Trampling separation of powers is just as bad when Democrats do it
"Upon being elected, I will give the United States Congress a hundred days to get their act together and have the courage to pass reasonable gun safety laws," Sen. Kamala Harris (D-Calif.) said Monday evening on CNN. "And if they fail to do it," the Democratic presidential candidate continued, "I will take executive action."
The details of her gun control plan are irrelevant here. Suffice it to say they’ll appeal to the average Democrat — her town hall crowd gave a hearty round of applause — and garner rather less enthusiasm from most Republicans. But what shouldn't draw anyone's support, regardless of party affiliation or views on gun rights, is this 100-day ultimatum. It turns on a fundamental misconception of the nature of executive power in America — the same misconception, in fact, that President Trump has exploited to contemptible ends.
The president is not supposed to be a policymaker. I know, I know, we usually conceive of a responsible voter as one who sifts candidates based on their platforms, not lesser considerations like personality or whether it'd be enjoyable to drink a beer in their company. And that's right, to a point. Certainly, a president's ideas matter and will shape the direction of the country during their tenure in office. That's especially so for foreign policy, where the president's constitutional role as commander in chief affords considerable say-so in the conduct and conclusion of ongoing wars, of which we have many.

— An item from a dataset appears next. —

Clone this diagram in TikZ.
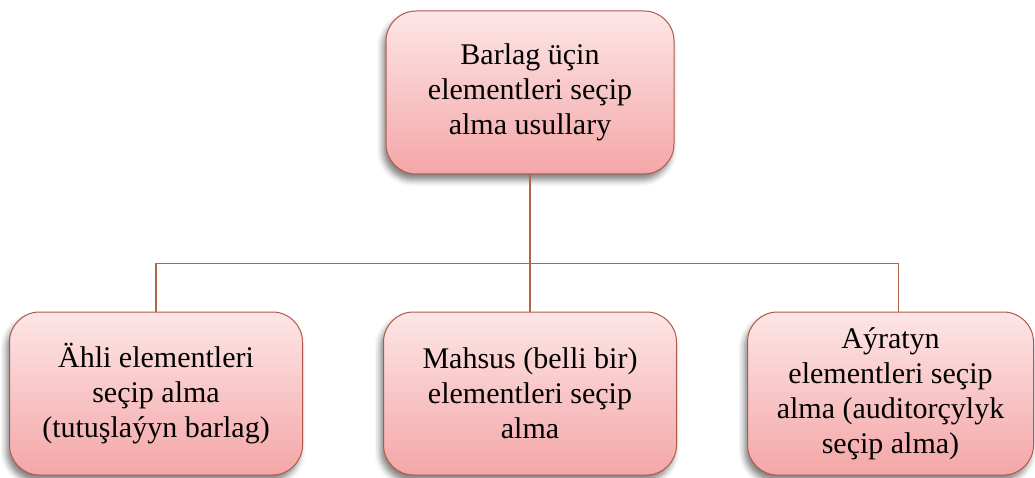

Likewise, executive discretion means the president has some (legally vague and disputable) leeway in how to enforce the law, and the sheer number of rules on the books at this point necessitates limited enforcement priorities: "The reach of federal law has grown so vast that no administration can target more than a small percentage of violations, thereby unavoidably giving the president broad discretion," explains Ilya Somin, a law professor at George Mason University.
But the presidency is nevertheless designed as an administrative position. Congress creates policy, and the president administers it. The legislative branch legislates, and the executive branch executes.
So yes, the president's policy commitments are important, but it's not because the president is a formal source of policy. If a president has been in office 100 days and Congress has declined to pass legislation as he or she desires, there's not a lot to be done. The Constitution doesn't have an ultimatum clause. There's no 100-day timer which, once triggered, buzzes lawmaking power over to the White House.
Even when Congress makes the president very unhappy, the balance of powers does not change. Even when Congress makes the people very unhappy, the balance of powers does not change. If we don't like what Congress is doing (or not doing), the solution is to get a different Congress. It is not to shrug our shoulders and let the president rule by fiat.
And it shouldn't have to be said, but that's so whether we have a President Harris or a President Trump, whether the policy problem at hand is gun rights and regulations or, say, constructing an expensive and useless wall on our southern border. Indeed, the plan Harris outlined Monday is a Democratic version of Trump's border wall national emergency, equally blatant in its intent to ride roughshod over constitutional separation of powers should Congress decline to act as the president wants.
As a senator, Harris should recognize the problem with this approach. A February statement from her Senate office about Trump's revealingly lackadaisical emergency declaration decried it as a "ridiculous" effort "to circumvent the authority of Congress ... to pay for the president's vanity project." Now, as a presidential candidate, these scruples are nowhere to be found. "I could do the gun reform over a longer period of time," she could say of her ultimatum, in paraphrase of Trump on his emergency. "I didn't need to do this. But I would rather do it much faster."
This functional concentration of power in the president — any president — may seem convenient, even "inspiring," when wielded by a politician you like in service of policies you support. But the danger here should be obvious with just a little foresight: That politician will not be in office forever, and soon a very different president will wield that power for a very different purpose.
The expansions of executive authority under the Bush and Obama administrations presented Trump with a "turnkey tyranny," and Trump's end-runs around Congress will in turn set precedent a future Democratic president like Harris will similarly abuse.
And absent major structural reform, we will be stuck in this cycle forever, governed not by a balance of ambition tempering ambition but by the increasingly unfettered choices of a single person holding far more power than any human ought to have. This spiral toward authoritarianism may not be inevitable, but that significant portions of the population are myopic enough to cheer its progress in Harris while condemning it in Trump — and vice versa — does not give me much hope.